The Architecture Office at the Judd Foundation in Marfa, Texas Photo Matthew Millman © Judd Foundation.

“Some of the most famous photographs of Judd working here were taken from the street, looking into the building,” Schaum says. “Often people think of Judd as retreating or isolating to remote spaces to work, but this building shows the opposite—it’s about connection. He was making architecture in the middle of an active town, and deeply engaged with its life.”

The architecture office is due to reopen on 20 September with a weekend of programming and celebrations that will engage the community and give context to the building, which is on the National Register as part of the Central Marfa Historic District. One event includes a conversation on the restoration and Judd’s own adaptations to the building featuring Schaum and others.

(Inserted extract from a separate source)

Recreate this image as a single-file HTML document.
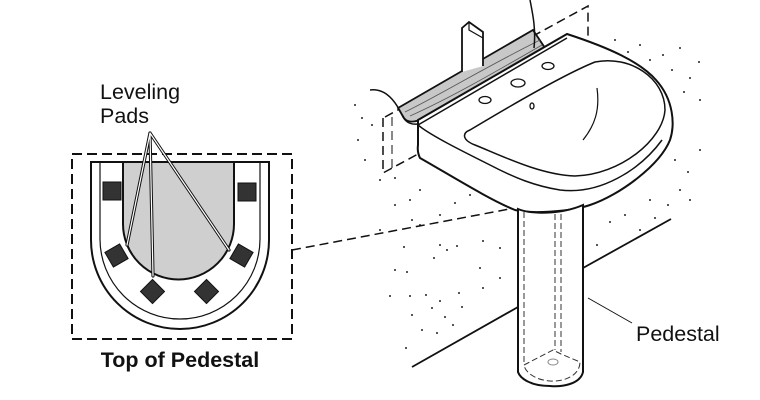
<!DOCTYPE html>
<html><head><meta charset="utf-8"><style>html,body{margin:0;padding:0;background:#fff}svg{display:block}text{font-family:"Liberation Sans",Arial,sans-serif;fill:#111}</style></head>
<body>
<svg width="760" height="400" viewBox="0 0 760 400" xmlns="http://www.w3.org/2000/svg">
<g fill="#222">
<circle cx="615" cy="40" r="1"/><circle cx="628" cy="52" r="1"/><circle cx="640" cy="45" r="1"/><circle cx="650" cy="60" r="1"/><circle cx="663" cy="55" r="1"/><circle cx="672" cy="70" r="1"/><circle cx="680" cy="48" r="1"/><circle cx="690" cy="78" r="1"/><circle cx="684" cy="92" r="1"/><circle cx="699" cy="62" r="1"/><circle cx="700" cy="100" r="1"/><circle cx="675" cy="160" r="1"/><circle cx="688" cy="172" r="1"/><circle cx="680" cy="190" r="1"/><circle cx="668" cy="205" r="1"/><circle cx="655" cy="218" r="1"/><circle cx="640" cy="230" r="1"/><circle cx="625" cy="215" r="1"/><circle cx="610" cy="222" r="1"/><circle cx="597" cy="245" r="1"/><circle cx="700" cy="150" r="1"/><circle cx="690" cy="200" r="1"/><circle cx="650" cy="200" r="1"/>
<circle cx="355" cy="105" r="1"/><circle cx="362" cy="118" r="1"/><circle cx="358" cy="140" r="1"/><circle cx="372" cy="125" r="1"/><circle cx="365" cy="160" r="1"/><circle cx="380" cy="180" r="1"/><circle cx="395" cy="178" r="1"/><circle cx="410" cy="200" r="1"/><circle cx="420" cy="190" r="1"/><circle cx="412" cy="220" r="1"/><circle cx="440" cy="215" r="1"/><circle cx="455" cy="203" r="1"/><circle cx="470" cy="195" r="1"/><circle cx="404" cy="247" r="1"/><circle cx="420" cy="225" r="1"/><circle cx="440" cy="245" r="1"/><circle cx="434" cy="258" r="1"/><circle cx="447" cy="250" r="1"/><circle cx="457" cy="246" r="1"/><circle cx="483" cy="241" r="1"/><circle cx="500" cy="248" r="1"/><circle cx="395" cy="270" r="1"/><circle cx="407" cy="272" r="1"/><circle cx="410" cy="296" r="1"/><circle cx="426" cy="295" r="1"/><circle cx="440" cy="301" r="1"/><circle cx="459" cy="293" r="1"/><circle cx="483" cy="288" r="1"/><circle cx="390" cy="296" r="1"/><circle cx="412" cy="315" r="1"/><circle cx="432" cy="308" r="1"/><circle cx="445" cy="317" r="1"/><circle cx="462" cy="307" r="1"/><circle cx="422" cy="330" r="1"/><circle cx="437" cy="333" r="1"/><circle cx="453" cy="325" r="1"/><circle cx="406" cy="348" r="1"/><circle cx="480" cy="268" r="1"/><circle cx="500" cy="278" r="1"/><circle cx="380" cy="230" r="1"/><circle cx="395" cy="205" r="1"/>
</g>
<g fill="none" stroke="#111" stroke-width="1.5" stroke-dasharray="9,5">
<path d="M385,117 L588,6 L588,42"/><path d="M383,118 L383,173 L418,154"/><path d="M392,117 L392,170" stroke-width="1"/>
<path d="M292,250 L520,207"/>
</g>
<g stroke="#111" stroke-width="1.8" fill="none">
<path d="M412,367 L518,307"/><path d="M583,268 L671,219"/>
<path d="M588,298 L632,323" stroke-width="1"/>
</g>
<path d="M398,108 L533,30 L545,48 L420,120 Q408,124 404,118 Z" fill="#c8c8c8" stroke="#111" stroke-width="1.8"/>
<path d="M405,112 C440,95 480,70 540,40 M410,116 C450,98 490,75 542,45" fill="none" stroke="#555" stroke-width="0.8"/>
<path d="M462,72 L462,28 L469,22 L483,32 L483,66" fill="#fff" stroke="#111" stroke-width="1.8"/>
<path d="M469,22 L469,30 L483,38" fill="none" stroke="#111" stroke-width="1.2"/>
<path d="M530,0 C533,15 536,30 534,48" fill="none" stroke="#111" stroke-width="1.5"/>
<path d="M370,90 C385,88 395,100 402,115 C405,122 410,125 418,124" fill="none" stroke="#111" stroke-width="1.5"/>
<path d="M418,120 L567,34 C610,48 640,62 656,80 C674,100 675,125 670,140 C660,165 620,195 590,205 C570,212 530,214 515,210 C490,200 450,175 420,158 Q417,152 418,145 Z" fill="#fff" stroke="#111" stroke-width="2"/>
<path d="M418,125 L567,38 M418,125 C430,135 460,150 490,165 C515,178 535,186 560,190 C600,195 640,170 662,140" fill="none" stroke="#111" stroke-width="1.5"/>
<path d="M470,130 C520,100 570,72 595,62 C630,55 665,78 665,110 C663,140 620,175 575,176 C540,175 500,155 475,145 C462,140 462,133 470,130 Z" fill="#fff" stroke="#111" stroke-width="1.5"/>
<path d="M597,88 C600,110 595,125 583,140" fill="none" stroke="#111" stroke-width="1.2"/>
<g fill="#fff" stroke="#111" stroke-width="1.3">
<ellipse cx="485" cy="100" rx="6" ry="3.5"/><ellipse cx="518" cy="83" rx="7" ry="4"/><ellipse cx="548" cy="66" rx="6" ry="3.5"/><ellipse cx="532" cy="106" rx="2" ry="3"/>
</g>
<path d="M518,209 C530,214 560,215 583,205 L583,372 C580,385 560,387 550,386 C530,386 520,378 518,372 Z" fill="#fff" stroke="#111" stroke-width="2"/>
<g fill="none" stroke="#333" stroke-width="1" stroke-dasharray="6,3">
<path d="M524,212 L524,365 L553,350 L561,354 L580,362 C580,375 565,382 550,381 C535,380 525,372 524,365"/>
<path d="M555,214 L555,350 M561,214 L561,352"/>
</g>
<ellipse cx="553" cy="362" rx="5" ry="3" fill="none" stroke="#888" stroke-width="1"/>
<text x="636" y="341" font-size="21.5">Pedestal</text>
<rect x="72" y="154" width="220" height="185" fill="none" stroke="#111" stroke-width="2" stroke-dasharray="10,5"/>
<path d="M91,162 L269,162 L269,240 A89,89 0 0 1 91,240 Z" fill="#fff" stroke="#111" stroke-width="2"/>
<path d="M100,162 L100,239 A80,80 0 0 0 260,239 L260,162" fill="none" stroke="#111" stroke-width="1.2"/>
<path d="M123,162 L234,162 L234,224 A55.5,55.5 0 0 1 123,224 Z" fill="#cfcfcf" stroke="#111" stroke-width="2"/>
<g fill="#333" stroke="#111" stroke-width="1">
<rect x="103" y="182" width="18" height="18"/><rect x="238" y="183" width="18" height="18"/>
<rect x="108" y="247" width="17" height="17" transform="rotate(-30 116.5 255.5)"/>
<rect x="144" y="283" width="17" height="17" transform="rotate(-45 152.5 291.5)"/>
<rect x="198" y="283" width="17" height="17" transform="rotate(45 206.5 291.5)"/>
<rect x="233" y="247" width="17" height="17" transform="rotate(30 241.5 255.5)"/>
</g>
<g fill="none" stroke-linecap="round">
<path d="M150,133 L127,245 M150,133 L153,276 M150,133 L229,250" stroke="#111" stroke-width="3.2"/>
<path d="M150,133 L127,245 M150,133 L153,276 M150,133 L229,250" stroke="#fff" stroke-width="1.2"/>
</g>
<text x="100" y="99" font-size="21.5">Leveling</text>
<text x="100" y="123" font-size="21.5">Pads</text>
<text x="180" y="367" font-size="21.5" font-weight="bold" text-anchor="middle">Top of Pedestal</text>
</svg>
</body></html>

“One of the most valuable things to come out of this project is the broader thinking about historic preservation across the town,” Schaum says. “Marfa is a beautiful example of a Texas courthouse town. A preservation district now exists that includes both that early history and Judd’s contributions from the 1970s through the 90s.”

Larger project

Donald Judd in Marfa, Texas, in 1993 Photo © Laura Wilson. Courtesy Judd Foundation.

The architecture office is the first site to be completed as part of the restoration plan. The foundation will likely focus on the architecture studio across the street next, which for the artist served as a “place to hang out, read and draw”, and is a “much bigger building with more going on”, Flavin says.

“We’re slowly working through it,” Flavin adds. “The buildings are always falling down, even if they are just sitting there, so we are always fixing them. When we do a restoration, it’s a larger project, as opposed to just ongoing maintenance. Eventually, we will get to all the buildings.”